- REQUIREMENTS
Begin the copy with the line that contains "What Plotly code" and end it with the line that contains "import plotly.graph_objects as go". Print these lines exactly and omit all pictures.

* begin MATERIAL TO PROCESS *

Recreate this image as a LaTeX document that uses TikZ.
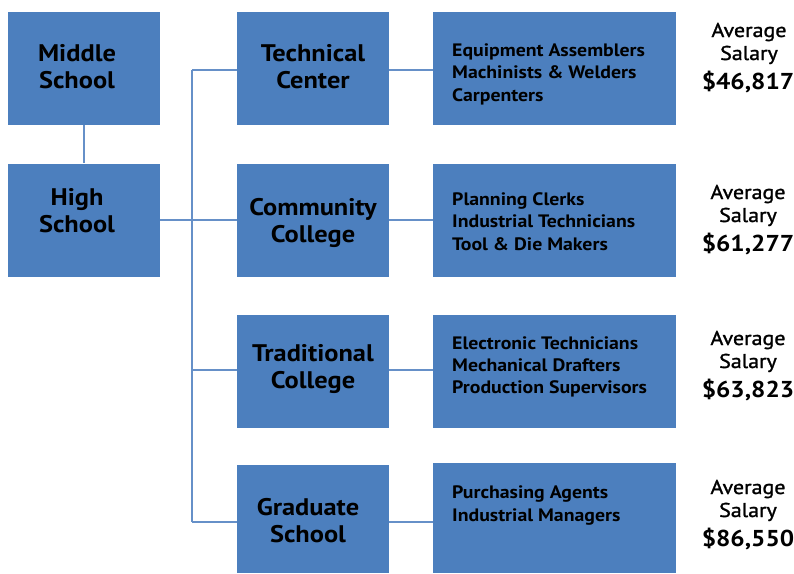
\documentclass[tikz,border=0pt]{standalone}
\usepackage{fontspec}
\setmainfont[FakeStretch=1.1]{PT Sans}
\newfontfamily\semib[FakeStretch=1.1,FakeBold=1.3]{PT Sans}
\definecolor{boxblue}{HTML}{4C7FBE}
\definecolor{lineblue}{HTML}{6690C8}
\begin{document}
\begin{tikzpicture}[x=1pt,y=-1pt,
  box/.style={fill=boxblue,draw=none,inner sep=0pt,minimum width=152pt,minimum height=113pt},
  jobbox/.style={fill=boxblue,draw=none,inner sep=0pt,minimum width=243pt,minimum height=113pt},
  mainlbl/.style={anchor=base,inner sep=0pt,font=\fontsize{24}{27}\selectfont\bfseries},
  joblbl/.style={anchor=base west,inner sep=0pt,font=\fontsize{18}{22}\selectfont\bfseries},
  sallbl/.style={anchor=base,inner sep=0pt,font=\fontsize{20}{23}\selectfont\semib},
  salnum/.style={anchor=base,inner sep=0pt,font=\fontsize{23}{28}\selectfont\bfseries},
  conn/.style={draw=lineblue,line width=1.8pt}]
\useasboundingbox (0,0) rectangle (794,573);
% left column
\node[box] (ms) at (84,68.5) {};
\node[box] (hs) at (84,220) {};
% middle column
\node[box] (tc) at (313,68.5) {};
\node[box] (cc) at (313,220.5) {};
\node[box] (tr) at (313,371.5) {};
\node[box,minimum height=108pt] (gs) at (313,518.5) {};
% job boxes
\node[jobbox] (j1) at (554.5,68.5) {};
\node[jobbox] (j2) at (554.5,220.5) {};
\node[jobbox] (j3) at (554.5,371.5) {};
\node[jobbox,minimum height=110pt] (j4) at (554.5,518) {};
% connectors
\coordinate (trunkTop) at (192,70);
\coordinate (trunkBot) at (192,522);
\draw[conn] (ms.south) -- (hs.north);
\draw[conn] (hs.east |- 0,220) -- (cc.west |- 0,220);
\draw[conn] (trunkTop) -- (trunkBot);
\draw[conn] (trunkTop) -- (tc.west |- trunkTop);
\draw[conn] (192,370) -- (tr.west |- 0,370);
\draw[conn] (trunkBot) -- (gs.west |- trunkBot);
\draw[conn] (tc.east |- 0,70) -- (j1.west |- 0,70);
\draw[conn] (cc.east |- 0,220) -- (j2.west |- 0,220);
\draw[conn] (tr.east |- 0,370) -- (j3.west |- 0,370);
\draw[conn] (gs.east |- 0,522) -- (j4.west |- 0,522);
% main labels
\node[mainlbl] (msA) at (77,61) {Middle};
\node[mainlbl] (msB) at (77,88) {School};
\node[mainlbl] (hsA) at (77,205) {High};
\node[mainlbl] (hsB) at (77,232) {School};
\node[mainlbl] (tcA) at (313,61) {Technical};
\node[mainlbl] (tcB) at (313,88) {Center};
\node[mainlbl] (ccA) at (313,215) {Community};
\node[mainlbl] (ccB) at (313,242) {College};
\node[mainlbl] (trA) at (313,361) {Traditional};
\node[mainlbl] (trB) at (313,388) {College};
\node[mainlbl] (gsA) at (308,515) {Graduate};
\node[mainlbl] (gsB) at (308,542) {School};
% job labels
\node[joblbl] (j1a) at (452,56) {Equipment Assemblers};
\node[joblbl] (j1b) at (452,78.5) {Machinists \& Welders};
\node[joblbl] (j1c) at (452,101) {Carpenters};
\node[joblbl] (j2a) at (452,205) {Planning Clerks};
\node[joblbl] (j2b) at (452,227.5) {Industrial Technicians};
\node[joblbl] (j2c) at (452,250) {Tool \& Die Makers};
\node[joblbl] (j3a) at (452,349) {Electronic Technicians};
\node[joblbl] (j3b) at (452,371) {Mechanical Drafters};
\node[joblbl] (j3c) at (452,393) {Production Supervisors};
\node[joblbl] (j4a) at (452,498) {Purchasing Agents};
\node[joblbl] (j4b) at (452,521) {Industrial Managers};
% salaries
\node[sallbl] (s1a) at (749,37) {Average};
\node[sallbl] (s1b) at (749,60) {Salary};
\node[salnum] (s1c) at (748,89) {\$46,817};
\node[sallbl] (s2a) at (748,199) {Average};
\node[sallbl] (s2b) at (748,222) {Salary};
\node[salnum] (s2c) at (748,251) {\$61,277};
\node[sallbl] (s3a) at (748,345) {Average};
\node[sallbl] (s3b) at (748,368) {Salary};
\node[salnum] (s3c) at (748,397) {\$63,823};
\node[sallbl] (s4a) at (748,494) {Average};
\node[sallbl] (s4b) at (748,517) {Salary};
\node[salnum] (s4c) at (748,546) {\$86,550};
\end{tikzpicture}
\end{document}
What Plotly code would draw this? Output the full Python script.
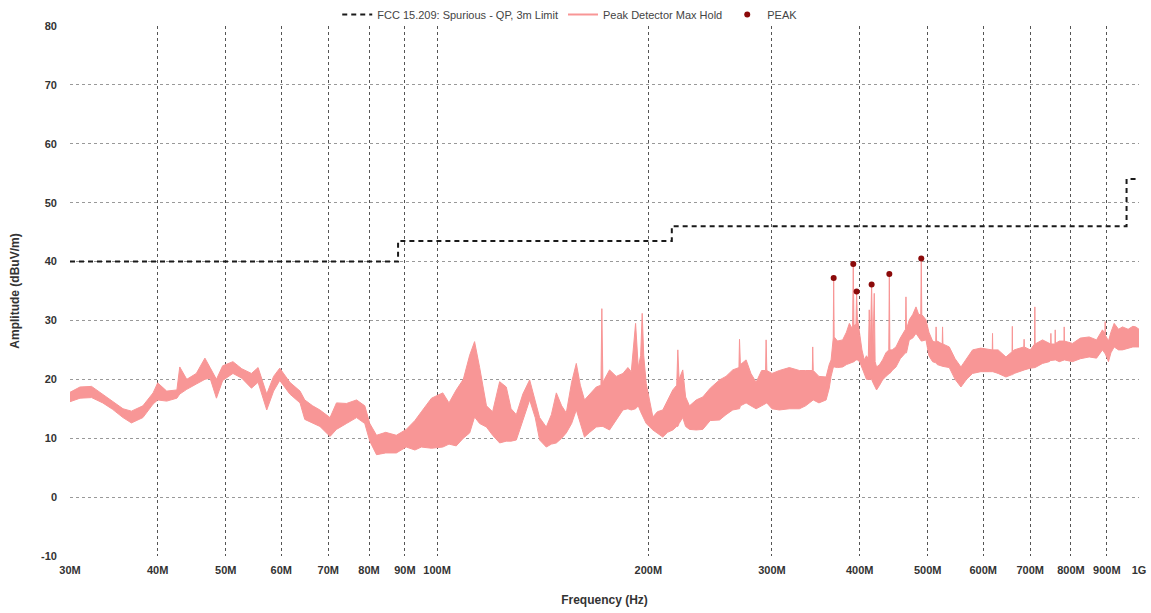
import plotly.graph_objects as go

# ---- data (frequency in MHz, amplitude in dBuV/m) ----
freq_mhz = [
    30.0, 31.0, 32.2, 33.4, 34.5, 35.7, 36.7, 38.1, 39.4, 40.0,
    41.2, 42.6, 43.0, 44.0, 45.4, 46.7, 47.5, 48.5, 49.5, 51.2,
    52.7, 54.4, 55.6, 57.2, 58.5, 59.7, 61.7, 63.8, 64.8, 66.5,
    68.1, 70.4, 71.9, 74.3, 76.8, 78.9, 80.2, 82.0, 84.5, 87.5,
    90.4, 93.0, 95.0, 98.2, 101.9, 104.0, 106.5, 109.0, 111.3, 113.1,
    115.0, 117.6, 120.0, 122.8, 125.5, 127.5, 129.7, 132.5, 135.5, 138.0,
    140.0, 143.1, 145.5, 147.9, 150.5, 152.8, 155.5, 157.9, 160.0, 162.2,
    165.0, 168.6, 171.2, 171.7, 172.3, 176.1, 180.0, 184.0, 187.0, 189.1,
    191.8, 193.5, 195.0, 196.0, 197.0, 198.6, 203.0, 206.0, 209.7, 213.0,
    216.7, 219.5, 220.3, 221.2, 223.9, 226.0, 228.9, 234.0, 239.1, 245.0,
    252.6, 258.0, 263.8, 269.2, 269.7, 270.5, 275.6, 280.0, 284.8, 290.0,
    293.8, 294.3, 295.0, 300.0, 307.4, 317.6, 328.3, 335.0, 342.5, 342.9,
    343.5, 350.0, 358.3, 362.0, 364.2, 366.8, 367.3, 367.9, 372.0, 378.3,
    383.0, 386.7, 390.8, 391.7, 392.6, 395.2, 396.0, 396.9, 400.0, 403.0,
    406.1, 409.0, 411.5, 412.8, 414.0, 416.0, 417.6, 419.6, 420.8, 422.8,
    427.0, 431.2, 436.0, 440.1, 440.9, 441.7, 445.0, 450.6, 457.0, 464.9,
    465.6, 466.4, 470.7, 476.0, 481.2, 485.5, 488.8, 489.6, 490.4, 497.2,
    502.0, 508.1, 513.4, 514.0, 514.6, 516.0, 524.4, 525.0, 525.6, 536.7,
    547.0, 557.6, 568.0, 579.3, 595.0, 611.9, 618.0, 618.5, 619.0, 630.0,
    646.3, 659.4, 660.0, 660.6, 664.0, 682.4, 685.4, 686.0, 686.6, 700.0,
    710.0, 710.6, 711.2, 728.7, 745.0, 748.5, 749.0, 749.6, 759.2, 759.7,
    760.2, 770.0, 782.0, 782.4, 783.0, 804.0, 825.0, 849.3, 870.0, 887.1,
    894.4, 895.0, 895.6, 904.7, 912.0, 921.8, 935.0, 947.2, 965.0, 980.0,
    989.6, 1000.0,
]
amp_lo = [
    16.2, 16.8, 16.9, 16.0, 14.9, 13.5, 12.6, 13.5, 15.8, 16.5,
    16.3, 16.8, 17.5, 18.3, 19.2, 20.0, 20.2, 16.8, 19.8, 21.0,
    20.2, 18.5, 19.5, 14.8, 18.0, 19.8, 17.5, 16.0, 13.2, 12.5,
    12.0, 10.3, 11.5, 12.5, 13.5, 12.5, 9.5, 7.2, 7.5, 7.5,
    8.5, 8.0, 8.5, 8.3, 8.5, 9.0, 8.7, 10.0, 10.9, 13.6,
    12.5, 11.9, 10.5, 9.2, 9.5, 9.5, 9.7, 13.0, 16.5, 13.5,
    9.7, 8.5, 9.0, 9.2, 10.0, 10.9, 12.5, 14.8, 12.5, 10.2,
    11.0, 11.9, 12.0, 12.0, 12.0, 11.4, 13.0, 14.8, 15.0, 14.8,
    15.0, 15.5, 14.5, 14.0, 13.5, 12.5, 11.4, 10.8, 10.2, 11.0,
    11.4, 12.0, 12.0, 12.5, 13.5, 12.0, 11.5, 11.4, 11.5, 13.0,
    13.1, 14.0, 14.8, 15.0, 15.0, 15.5, 16.0, 15.5, 15.0, 15.5,
    16.0, 16.0, 16.0, 15.0, 14.8, 15.0, 15.0, 15.5, 16.5, 16.5,
    16.5, 16.0, 16.5, 18.5, 20.5, 22.0, 22.1, 22.1, 22.0, 22.1,
    22.5, 22.7, 23.0, 23.0, 23.0, 23.3, 23.3, 23.3, 23.0, 22.0,
    21.0, 20.0, 20.0, 20.0, 20.0, 20.0, 19.5, 19.0, 18.5, 18.2,
    19.0, 19.9, 20.5, 21.0, 21.0, 21.0, 21.5, 22.1, 23.5, 24.5,
    24.5, 24.5, 26.7, 27.0, 27.8, 27.0, 26.5, 26.5, 26.5, 26.7,
    24.0, 23.0, 22.8, 22.8, 22.7, 22.5, 22.2, 22.2, 22.2, 22.0,
    20.0, 18.7, 20.0, 21.0, 21.3, 21.3, 21.3, 21.3, 21.3, 21.0,
    20.4, 20.8, 20.8, 20.8, 21.0, 21.6, 21.6, 21.6, 21.6, 21.9,
    22.0, 22.0, 22.0, 22.7, 23.0, 23.2, 23.2, 23.2, 23.3, 23.3,
    23.3, 23.0, 23.3, 23.3, 23.3, 23.0, 23.5, 23.8, 23.6, 25.0,
    24.5, 24.5, 24.3, 23.0, 24.5, 25.5, 25.0, 25.0, 25.3, 25.5,
    25.5, 25.5,
]
amp_hi = [
    17.8, 18.7, 18.8, 17.5, 16.2, 15.0, 14.6, 15.5, 17.7, 19.4,
    18.0, 18.2, 22.1, 20.0, 21.0, 23.6, 22.0, 20.0, 22.3, 23.0,
    21.8, 21.0, 22.0, 17.5, 20.5, 21.9, 19.5, 18.0, 16.5, 15.5,
    14.8, 13.5, 16.0, 15.9, 16.5, 15.5, 12.5, 10.5, 11.0, 10.5,
    11.5, 13.0, 14.5, 16.8, 17.7, 16.0, 18.2, 20.0, 24.1, 26.4,
    22.0, 15.5, 14.5, 19.6, 18.7, 15.0, 14.0, 17.5, 19.9, 16.5,
    13.5, 11.9, 14.0, 17.7, 15.5, 14.3, 19.5, 22.7, 19.0, 16.5,
    17.5, 18.7, 19.0, 32.0, 19.5, 21.6, 20.5, 21.0, 22.0, 21.3,
    29.5, 22.0, 24.0, 31.2, 24.0, 19.3, 13.6, 14.5, 14.8, 16.5,
    18.2, 19.0, 25.0, 20.0, 21.6, 17.0, 15.5, 16.5, 17.0, 18.5,
    19.9, 20.5, 21.6, 22.0, 26.8, 22.5, 23.3, 21.0, 19.5, 21.5,
    21.5, 26.7, 21.5, 21.0, 21.5, 22.0, 21.5, 21.5, 21.5, 25.5,
    21.5, 20.5, 20.4, 22.5, 23.3, 27.0, 37.2, 27.2, 26.5, 26.7,
    28.0, 29.5, 28.5, 39.6, 29.0, 29.5, 34.9, 30.6, 28.0, 25.0,
    23.3, 24.0, 23.5, 31.8, 24.0, 36.1, 24.0, 34.6, 23.0, 22.1,
    22.5, 23.3, 24.5, 25.0, 37.9, 25.0, 25.0, 25.5, 27.0, 28.5,
    34.0, 28.5, 30.1, 31.0, 32.3, 31.0, 31.0, 40.5, 31.0, 30.1,
    28.0, 26.5, 26.3, 28.9, 26.3, 26.5, 26.0, 28.9, 26.0, 25.5,
    23.5, 22.1, 23.5, 25.0, 25.3, 25.0, 25.0, 27.8, 25.0, 25.0,
    23.8, 24.7, 29.0, 24.7, 25.0, 25.5, 25.5, 26.8, 25.5, 25.0,
    26.0, 32.3, 26.0, 26.7, 26.0, 26.0, 27.8, 26.0, 26.0, 28.4,
    26.1, 26.5, 26.5, 28.9, 26.5, 26.1, 27.0, 27.2, 26.7, 28.4,
    27.8, 29.8, 27.5, 26.5, 28.0, 29.5, 28.5, 28.9, 28.5, 29.0,
    28.9, 28.5,
]

limit_freq = [30, 88, 88, 216, 216, 960, 960, 1000]
limit_amp = [40, 40, 43.5, 43.5, 46, 46, 54, 54]

peak_freq = [367.3, 391.7, 396.0, 416.0, 440.9, 489.6]
peak_amp = [37.2, 39.6, 34.9, 36.1, 37.9, 40.5]

x_tick_vals = [30, 40, 50, 60, 70, 80, 90, 100, 200, 300, 400, 500, 600, 700, 800, 900, 1000]
x_tick_text = ["30M", "40M", "50M", "60M", "70M", "80M", "90M", "100M", "200M", "300M",
               "400M", "500M", "600M", "700M", "800M", "900M", "1G"]
y_tick_vals = [-10, 0, 10, 20, 30, 40, 50, 60, 70, 80]
y_tick_text = ["-10", "0", "10", "20", "30", "40", "50", "60", "70", "80"]

TRACE_COLOR = "rgb(248,150,150)"

fig = go.Figure()

# band of the max-hold trace (lower edge, then upper edge filled to it)
fig.add_trace(go.Scatter(
    x=freq_mhz, y=amp_lo, mode="lines",
    line=dict(color=TRACE_COLOR, width=1), showlegend=False, hoverinfo="skip",
))
fig.add_trace(go.Scatter(
    x=freq_mhz, y=amp_hi, mode="lines", fill="tonexty", fillcolor=TRACE_COLOR,
    line=dict(color=TRACE_COLOR, width=1), showlegend=False,
))

fig.add_trace(go.Scatter(
    x=limit_freq, y=limit_amp, mode="lines", name="FCC 15.209: Spurious - QP, 3m Limit",
    line=dict(color="#1a1a1a", width=2, dash="5px,4px"),
))
# legend entry for the max-hold trace
fig.add_trace(go.Scatter(
    x=[None], y=[None], mode="lines", name="Peak Detector Max Hold",
    line=dict(color=TRACE_COLOR, width=2),
))
fig.add_trace(go.Scatter(
    x=peak_freq, y=peak_amp, mode="markers", name="PEAK",
    marker=dict(color="#8b0a0a", size=6),
))

fig.update_layout(
    width=1151, height=613,
    margin=dict(l=70, r=12, t=26, b=57, autoexpand=False),
    paper_bgcolor="white", plot_bgcolor="white",
    font=dict(family="Liberation Sans, Arial, sans-serif", size=11, color="#333"),
    showlegend=True,
    legend=dict(
        orientation="h", x=0.495, xanchor="center", xref="container",
        y=1.0, yanchor="top", yref="container", traceorder="normal",
        font=dict(size=11, color="#444"), bgcolor="rgba(0,0,0,0)",
        itemwidth=30, tracegroupgap=0,
    ),
)

fig.update_xaxes(
    type="log", range=[1.4771213, 3.0],
    tickvals=x_tick_vals, ticktext=x_tick_text,
    tickfont=dict(size=11, color="#333", weight="bold"),
    showgrid=True, gridcolor="#555", griddash="dot", gridwidth=1,
    zeroline=False, showline=False, ticks="", ticklabelstandoff=6,
    title=dict(text="Frequency (Hz)", font=dict(size=12, color="#333", weight="bold"), standoff=20),
)
fig.update_yaxes(
    range=[-10, 80], tickvals=y_tick_vals, ticktext=y_tick_text,
    tickfont=dict(size=11, color="#333", weight="bold"),
    showgrid=True, gridcolor="#999", griddash="dot", gridwidth=1,
    zeroline=False, showline=False, ticks="", ticklabelstandoff=12,
    title=dict(text="Amplitude (dBuV/m)", font=dict(size=12, color="#333", weight="bold"), standoff=18),
)

fig.write_html("out.html", config={"displayModeBar": False},
               post_script="document.body.style.margin='0';")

* end MATERIAL TO PROCESS *

- OUTPUT FOR THIS TASK
What Plotly code would draw this? Output the full Python script.
import plotly.graph_objects as go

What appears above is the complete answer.